Swallows and Amazons | reviews, news & interviews
Swallows and Amazons
Swallows and Amazons
Reassuringly cosy adaptation of Arthur Ransome's 1930 children's novel
If one was going to write the recipe for a classic British children’s film, it would probably include the following: adapt much-loved novel; hire fresh-faced young actors and well-worn comedians; budget for steam trains chugging over viaducts; ensure messing around in boats; add lashings of pop and sprinkle with a faint whiff of jeopardy.
Essentially Swallows and Amazons is the tale of the Walkers from Portsmouth, who have come to the Lake District for the summer holidays while their naval commander father is away at sea. They’re paying guests at a lakeside farmhouse run by Harry Enfield and Jessica Hynes – playing painfully parodic "simple" Cumbrian folk. Their mother (Kelly Macdonald) has to mind the baby, enabling the first rule of children’s fiction: get the parents out of the way first. The four older children go off in search of countryside adventures. Once aboard the sailing boat Swallow they plan to camp out on an island in the middle of the lake. But they encounter a rival crew, the Amazons, who have also claimed the island – and they have a mysterious writer uncle (Rafe Spall) who lives on a houseboat nearby.
This isn’t a wholly faithful adaptation of Arthur Ransome’s 1930 novel. An additional plot element has been introduced which brings with it a menacing adult (Andrew Scott in Moriarty mode), a clumsy Hitchcockian chase on a train, and an action sequence involving a seaplane. Scriptwriter Andrea Gibb was doubtless inspired by the 2009 biography of Arthur Ransome which revealed that he had been not only the Russia correspondent for the Daily News but also a double agent before retiring to write children’s books. My 12-year-old boy companion found the new plot twists involving plans of secret weapons confusing rather than intriguing and was happier when the story concentrated on the rivalry between the two sets of children.
The film’s pleasures lie in its stunning landscapes (with Yorkshire often standing in for Cumbria) which will doubtless inspire Downton Abbey-style location tourism. It's all beautifully art-directed – from the shabby farmhouse to the mysterious island, and a grocery shop filled with canned beef. The costume department has also sourced a fine collection of patterned knitwear and wholesomely baggy shorts.
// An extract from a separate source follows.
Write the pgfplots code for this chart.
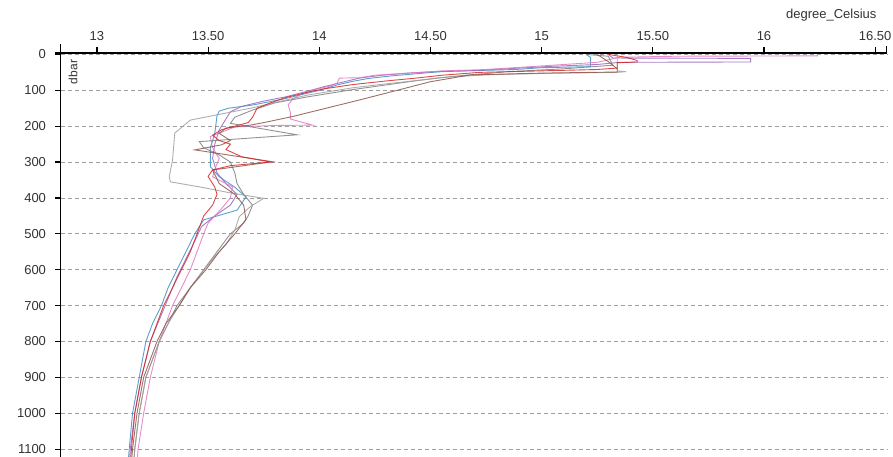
\documentclass[border=0pt]{standalone}
\usepackage{fontspec}
\setmainfont{Liberation Sans}
\usepackage{pgfplots}
\pgfplotsset{compat=1.18}
\definecolor{cblue}{HTML}{3F8FC4}
\definecolor{cred}{HTML}{D62728}
\definecolor{cpink}{HTML}{E377C2}
\definecolor{cpurple}{HTML}{9467BD}
\definecolor{cbrown}{HTML}{8C564B}
\definecolor{cgray}{HTML}{7F7F7F}
\definecolor{clgray}{HTML}{A0A0A0}
\definecolor{txt}{HTML}{333333}
\begin{document}
\begin{tikzpicture}[x=1pt,y=1pt]
\begin{axis}[
  at={(60.5pt,-53pt)}, anchor=north west,
  scale only axis, width=826.2pt, height=404pt,
  xmin=12.836, xmax=16.552, ymin=-4, ymax=1122,
  y dir=reverse,
  axis x line=top, axis y line=left,
  axis line style={-, black, line width=1.2pt},
  xtick={13,13.5,14,14.5,15,15.5,16,16.5},
  xticklabels={13,13.50,14,14.50,15,15.50,16,16.50},
  ytick={0,100,...,1100},
  yticklabel style={/pgf/number format/1000 sep={}, xshift=-5pt},
  xticklabel style={yshift=3pt},
  tick align=outside, major tick length=6pt,
  xtick style={draw=none}, ytick style={draw=none},
  ymajorgrids, xmajorgrids=false,
  grid style={gray!75, line width=0.8pt, dash pattern=on 4pt off 3pt},
  every tick label/.append style={font=\fontsize{13}{15}\selectfont, text=txt},
  /pgf/number format/assume math mode=true,
  clip=true,
  every axis plot/.append style={line width=0.9pt, opacity=0.85},
]
% blue
\addplot[cblue] coordinates {(15.20,0)(15.22,8)(15.22,34)(15.00,37)(14.88,42)(14.70,45)(14.55,48)(14.45,53)(14.32,60)(14.22,67)(14.15,75)(14.08,85)(14.00,100)(13.92,112)(13.84,124)(13.70,141)(13.59,150)(13.55,158)(13.54,170)(13.53,220)(13.51,260)(13.51,313)(13.55,341)(13.62,370)(13.67,397)(13.63,434)(13.48,461)(13.44,500)(13.40,550)(13.36,600)(13.32,650)(13.29,700)(13.25,750)(13.22,800)(13.19,900)(13.16,1000)(13.145,1100)(13.14,1140)};
% purple
\addplot[cpurple] coordinates {(15.30,0)(15.32,10)(15.94,11)(15.94,21)(15.35,22)(15.25,28)(15.05,33)(14.90,38)(14.70,45)(14.55,47)(14.40,52)(14.28,58)(14.18,66)(14.10,78)(14.02,90)(13.95,102)(13.85,118)(13.75,130)(13.65,145)(13.60,160)(13.58,180)(13.55,210)(13.53,250)(13.52,290)(13.54,330)(13.58,360)(13.63,390)(13.60,420)(13.53,450)(13.47,480)(13.44,520)(13.40,570)(13.36,620)(13.32,680)(13.28,740)(13.24,800)(13.20,900)(13.17,1000)(13.15,1100)(13.145,1140)};
% pink
\addplot[cpink] coordinates {(16.24,0)(16.24,4)(15.60,5)(15.35,8)(15.30,15)(15.25,22)(15.10,28)(14.95,34)(14.75,42)(14.55,46)(14.40,52)(14.25,58)(14.18,65)(14.09,66)(14.08,80)(14.05,88)(13.98,98)(13.92,110)(13.88,125)(13.86,140)(13.87,163)(13.87,180)(13.97,197)(13.80,198)(13.62,202)(13.51,229)(13.52,260)(13.55,290)(13.53,320)(13.52,341)(13.61,369)(13.60,400)(13.56,430)(13.50,470)(13.48,500)(13.45,550)(13.42,600)(13.38,650)(13.34,700)(13.31,750)(13.28,800)(13.24,900)(13.21,1000)(13.185,1100)(13.18,1140)};
% gray (dark)
\addplot[cgray] coordinates {(15.20,0)(15.30,5)(15.32,30)(15.10,40)(14.85,48)(14.62,60)(14.45,72)(14.30,85)(14.15,98)(14.05,108)(13.95,118)(13.80,135)(13.70,155)(13.62,175)(13.60,192)(13.90,224)(13.46,243)(13.48,260)(13.55,280)(13.60,300)(13.62,330)(13.63,360)(13.66,390)(13.70,420)(13.68,450)(13.66,470)(13.60,500)(13.54,550)(13.48,600)(13.42,650)(13.36,700)(13.32,750)(13.28,800)(13.22,900)(13.19,1000)(13.17,1100)(13.165,1140)};
% light gray
\addplot[clgray] coordinates {(15.34,0)(15.34,46)(15.38,48)(15.34,50)(15.00,53)(14.75,57)(14.55,64)(14.45,72)(14.30,82)(14.15,93)(14.05,103)(13.95,113)(13.85,127)(13.69,150)(13.42,183)(13.35,219)(13.34,294)(13.325,341)(13.33,355)(13.46,369)(13.61,387)(13.75,401)(13.69,424)(13.64,452)(13.62,490)(13.58,530)(13.52,570)(13.47,610)(13.42,650)(13.37,700)(13.32,750)(13.28,800)(13.22,900)(13.19,1000)(13.17,1100)(13.165,1140)};
% brown
\addplot[cbrown] coordinates {(15.25,0)(15.30,20)(15.34,40)(15.34,49)(15.00,52)(14.68,57)(14.50,76)(14.35,100)(14.18,127)(14.03,150)(13.88,173)(13.75,190)(13.69,197)(13.58,205)(13.55,220)(13.60,240)(13.56,252)(13.44,266)(13.79,299)(13.52,322)(13.55,360)(13.62,390)(13.66,420)(13.67,460)(13.62,500)(13.55,550)(13.49,600)(13.42,650)(13.37,700)(13.31,750)(13.27,800)(13.21,900)(13.18,1000)(13.16,1100)(13.155,1140)};
% red
\addplot[cred] coordinates {(15.30,0)(15.38,8)(15.43,17)(15.43,21)(15.34,23)(15.34,38)(15.25,42)(14.72,50)(14.55,58)(14.45,65)(14.30,74)(14.15,84)(14.02,96)(13.95,105)(13.85,120)(13.78,135)(13.72,150)(13.70,175)(13.68,190)(13.62,200)(13.56,210)(13.52,225)(13.55,240)(13.60,250)(13.58,265)(13.65,285)(13.78,300)(13.60,310)(13.52,322)(13.50,340)(13.53,370)(13.54,390)(13.52,420)(13.48,450)(13.45,500)(13.42,550)(13.38,600)(13.34,650)(13.30,700)(13.27,750)(13.24,800)(13.20,900)(13.17,1000)(13.155,1100)(13.15,1140)};
\coordinate (TL) at (axis cs:12.836,-4);
\coordinate (TR) at (axis cs:16.552,-4);
\pgfplotsinvokeforeach{0,...,7}{\coordinate (xt#1) at (axis cs:{13+0.5*#1},-4);}
\pgfplotsinvokeforeach{0,...,11}{\coordinate (yt#1) at (axis cs:12.836,{100*#1});}
\end{axis}
\foreach \i in {0,...,7} {\draw[black, line width=1.2pt] (xt\i) -- ++(0,6pt);}
\foreach \i in {0,...,11} {\draw[black, line width=1.2pt] (yt\i) -- ++(-6pt,0);}
\draw[black, line width=1.2pt] (TL) -- ++(-6pt,0);
\draw[black, line width=1.2pt] (TL) -- ++(0,9pt);
\draw[black, line width=1.2pt] (TR) -- ++(0,7pt);
\node[anchor=east, text=txt, font=\fontsize{13}{15}\selectfont] at (880pt,-15pt) {degree\_Celsius};
\node[rotate=90, text=txt, font=\fontsize{12}{14}\selectfont] at (73pt,-72pt) {dbar};
\pgfresetboundingbox
\path (0,0) rectangle (893pt,-457pt);
\end{tikzpicture}
\end{document}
If it all smacks of made-for-export quality film-making, it's saved by the focus on the girls who get to be fierce sailors, not just handmaidens to their bigger brother and moody uncle. Director Phillipa Lowthorpe brings the same subtle feminism with which she imbued Call the Midwife, and gets competent performances out of most (if not all) of the child actors. For those weary of CGI, cynical super heroes and hyperkinetic 3D cartoons, Swallows and Amazons is an old-fashioned treat, if not exactly ground-breaking cinema.